LA verdad no está de parte de quien levante la mano con más fuerza ni de quien grite más. Y hay una verdad que nos rodea como si fuese un ejército dispuesto a la conquista. Es esa verdad que se cuenta terribles historias, sí: pero también con cifras irrebatibles que, ¡ay, ama!, convierte a la mujer en una muñeca de pimpampum. Dicen que en las sociedades más avanzadas la mujer encuentra hoy más posibilidades y menos trabas que ayer. Quizá sea así en el confuso mundo de los porcentajes pero no parece que haya bajado el caudal del río rojo de la violencia contra las mujeres, vista las cifras que ensucian estas páginas.

En siglos diferentes, y en diferentes orillas de la misma mar, de todos los mares si se mira bien, aún hoy ha de defenderse, por hablado y por escrito, a la despreciada mitad del mundo. Nos lo dijo quien fuera secretario general de Naciones Unidas, Kofi Annan, desde tan despejada atalaya: “La violencia contra la mujer tiene un alcance mundial y se presenta en todas las sociedades y culturas, afectando a la mujer sin importar su raza, etnia, origen social, riqueza, nacionalidad o condición”. Eso que les decía de las sociedades avanzadas. Como hombre no, no solo. Cómo ser humano: uno se siente avergonzado de que así sea.

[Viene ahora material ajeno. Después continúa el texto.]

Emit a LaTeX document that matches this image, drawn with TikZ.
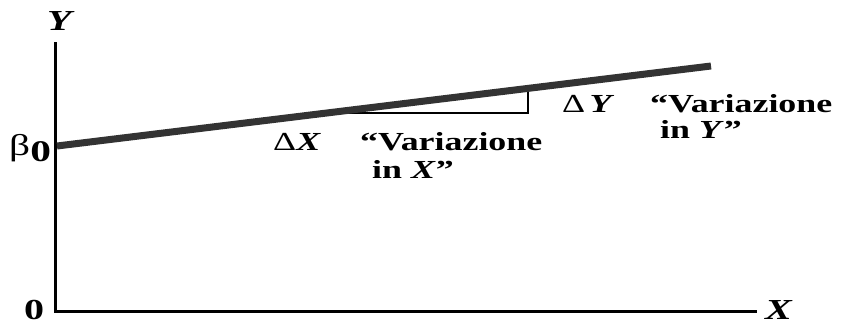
\documentclass[tikz,border=0pt]{standalone}
\usepackage{fontspec}
\setmainfont{Liberation Serif}[FakeStretch=1.38]
\begin{document}
\begin{tikzpicture}[x=1pt,y=-1pt,
  lbl/.style={inner sep=0pt, anchor=base west, font=\fontsize{26}{28}\selectfont\bfseries},
  axlbl/.style={lbl, font=\fontsize{29}{30}\selectfont\bfseries},
  axis/.style={line width=3pt, line join=miter},
  regline/.style={line width=7pt, color=black!80},
  tri/.style={line width=1.3pt}]
\useasboundingbox (0,0) rectangle (842,324);
\coordinate (Ytop) at (55,42);
\coordinate (O) at (55,311);
\coordinate (Xend) at (757,311);
\coordinate (B0) at (57,146);
\coordinate (Lend) at (711,66);
\coordinate (T1) at (326,113);
\coordinate (T2) at (528,113);
\coordinate (T3) at (528,88);
\draw[axis] (Ytop) -- (O) -- (Xend);
\draw[tri] (T1) -- (T2) -- (T3);
\draw[regline] (B0) -- (Lend);
\node[axlbl, anchor=center] (ylab) at (61,21) {\textit{Y}};
\node[axlbl] (xlab) at (765,319) {\textit{X}};
\node[axlbl] (zero) at (24,319) {0};
\node[lbl] (b0) at (9,155) {{\mdseries\fontsize{30}{30}\selectfont β}\raisebox{-6pt}{\fontsize{30}{32}\selectfont 0}};
\node[lbl] (dx) at (273,150) {{\mdseries Δ}\textit{X}};
\node[lbl] (vx1) at (360,150) {“Variazione};
\node[lbl] (vx2) at (372,178) {in \textit{X}”};
\node[lbl] (dy) at (562,112) {{\mdseries Δ}\,\textit{Y}};
\node[lbl] (vy1) at (650,112) {“Variazione};
\node[lbl] (vy2) at (660,138) {in \textit{Y}”};
\end{tikzpicture}
\end{document}
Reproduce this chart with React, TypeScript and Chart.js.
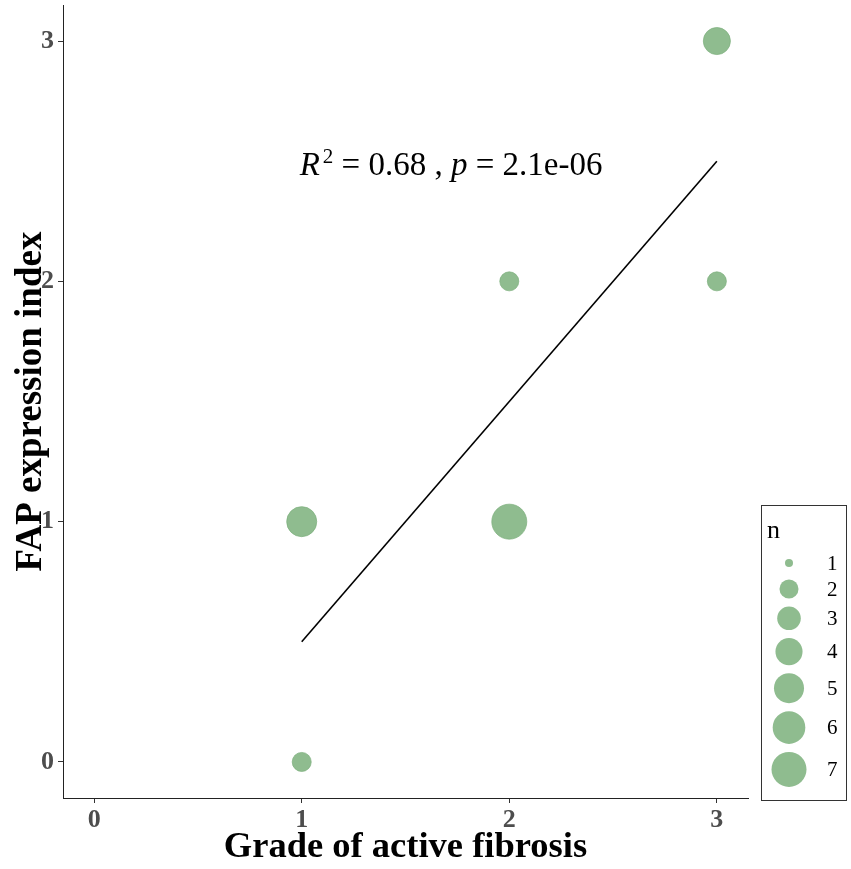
import React, { useEffect, useRef } from "react";
import Chart from "chart.js/auto";

// observations grouped by (grade, index), n = number of cases at that spot
const gradeX = [1, 1, 2, 2, 3, 3];
const fapY = [0, 1, 1, 2, 2, 3];
const counts = [2, 5, 7, 2, 2, 4];

// fitted line ends
const fitX = [1, 3];
const fitY = [0.5, 2.5];

const tickValues = [0, 1, 2, 3];
const legendCounts = [1, 2, 3, 4, 5, 6, 7];

const xTitle = "Grade of active fibrosis";
const yTitle = "FAP expression index";
const statR2 = "0.68";
const statP = "2.1e-06";

const GREEN = "#8fbc8f";
const SERIF = "'Liberation Serif', 'Times New Roman', serif";

// ggplot-like area scale: radius grows with sqrt of n
const radiusFor = (n: number) => 4 + 13.5 * Math.sqrt((n - 1) / 6);

const overlay = {
  id: "overlay",
  afterDraw(chart: any) {
    const { ctx, scales, chartArea } = chart;

    // stat label
    ctx.save();
    ctx.fillStyle = "#000";
    ctx.textBaseline = "alphabetic";
    let x = scales.x.getPixelForValue(1) - 2;
    const base = scales.y.getPixelForValue(2.5) + 13.5;
    const parts: [string, string, number][] = [
      ["R", `italic 33px ${SERIF}`, 0],
      ["2", `21px ${SERIF}`, -12],
      [" = " + statR2 + " , ", `33px ${SERIF}`, 0],
      ["p", `italic 33px ${SERIF}`, 0],
      [" = " + statP, `33px ${SERIF}`, 0],
    ];
    for (const [t, f, dy] of parts) {
      ctx.font = f;
      ctx.fillText(t, x, base + dy);
      x += ctx.measureText(t).width + (t === "R" ? 3 : 0);
    }
    ctx.restore();

    // size legend
    const left = chartArea.right + 13;
    const top = 505;
    const w = 85;
    const h = 295;
    ctx.save();
    ctx.strokeStyle = "#333";
    ctx.lineWidth = 1;
    ctx.strokeRect(left + 0.5, top + 0.5, w, h);
    ctx.fillStyle = "#000";
    ctx.font = `26px ${SERIF}`;
    ctx.textBaseline = "alphabetic";
    ctx.fillText("n", left + 6, top + 33);

    let cy = 563;
    let prevD = 0;
    legendCounts.forEach((n, i) => {
      const r = radiusFor(n);
      const d = Math.max(2 * r, 17);
      if (i > 0) cy += (prevD + d) / 2 + 8;
      prevD = d;
      ctx.beginPath();
      ctx.arc(left + 28, cy, r, 0, Math.PI * 2);
      ctx.fillStyle = GREEN;
      ctx.fill();
      ctx.fillStyle = "#000";
      ctx.font = `21px ${SERIF}`;
      ctx.textBaseline = "middle";
      ctx.textAlign = "left";
      ctx.fillText(String(n), left + 66, cy + 1);
    });
    ctx.restore();
  },
};

export default function App() {
  const canvasRef = useRef<HTMLCanvasElement | null>(null);
  const chartRef = useRef<Chart | null>(null);

  useEffect(() => {
    document.body.style.margin = "0";
    if (!canvasRef.current) return;
    const ctx = canvasRef.current.getContext("2d");
    if (!ctx) return;

    const points = gradeX.map((g, i) => ({ x: g, y: fapY[i], n: counts[i] }));
    const fit = fitX.map((g, i) => ({ x: g, y: fitY[i] }));

    const tickFont = { family: SERIF, size: 26, weight: "bold" as const };

    chartRef.current = new Chart(ctx, {
      type: "scatter",
      data: {
        datasets: [
          {
            data: points,
            backgroundColor: GREEN,
            borderColor: "rgba(125,175,125,0.9)",
            borderWidth: 0.8,
            pointRadius: (c: any) => radiusFor(c.raw?.n ?? 1),
            pointHoverRadius: (c: any) => radiusFor(c.raw?.n ?? 1),
          },
          {
            data: fit,
            showLine: true,
            borderColor: "#000",
            borderWidth: 1.6,
            pointRadius: 0,
            pointHoverRadius: 0,
          },
        ],
      },
      options: {
        responsive: false,
        animation: false,
        events: [],
        layout: {
          autoPadding: false,
          padding: { left: 0, right: 103, top: 5, bottom: 0 },
        },
        plugins: { legend: { display: false }, tooltip: { enabled: false } },
        scales: {
          x: {
            type: "linear",
            min: -0.15,
            max: 3.15,
            afterBuildTicks: (s: any) => {
              s.ticks = tickValues.map((v) => ({ value: v }));
            },
            afterFit: (s: any) => {
              s.height = 71;
              s.paddingLeft = 0;
              s.paddingRight = 0;
            },
            border: { color: "#222", width: 1 },
            grid: { drawOnChartArea: false, tickLength: 5, color: "#333" },
            ticks: { font: tickFont, color: "#4d4d4d", padding: 2 },
            title: {
              display: true,
              text: xTitle,
              font: { family: SERIF, size: 36.5, weight: "bold" },
              color: "#000",
              padding: { top: 0, bottom: 0 },
            },
          },
          y: {
            type: "linear",
            min: -0.15,
            max: 3.15,
            afterBuildTicks: (s: any) => {
              s.ticks = tickValues.map((v) => ({ value: v }));
            },
            afterFit: (s: any) => {
              s.width = 63;
              s.paddingTop = 0;
              s.paddingBottom = 0;
            },
            border: { color: "#222", width: 1 },
            grid: { drawOnChartArea: false, tickLength: 5, color: "#333" },
            ticks: { font: tickFont, color: "#4d4d4d", padding: 4 },
            title: {
              display: true,
              text: yTitle,
              font: { family: SERIF, size: 37, weight: "bold" },
              color: "#000",
              padding: { top: 9, bottom: 0 },
            },
          },
        },
      },
      plugins: [overlay],
    });

    return () => {
      if (chartRef.current) {
        chartRef.current.destroy();
        chartRef.current = null;
      }
    };
  }, []);

  return (
    <div style={{ width: 851, height: 869, background: "#fff" }}>
      <canvas ref={canvasRef} width={851} height={869} />
    </div>
  );
}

Eduardo Galdeano , aquel hombre que tuvo tan certera mirada del mundo, nos recordaba que no hay tradición cultural que no justifique el monopolio masculino de las armas y de la palabra, ni hay tradición popular que no perpetúe el desprestigio de la mujer o que no la denuncie como peligro. Con esas dos cargas señaladas por el viejo escritor es difícil buscar una solución en general. Muy difícil. Pero sí podemos hacer algo. Podemos actuar, cada cual en su proceder, como si hombres y mujeres no fuesen iguales, que no lo son, sino que mereciesen lo mismo.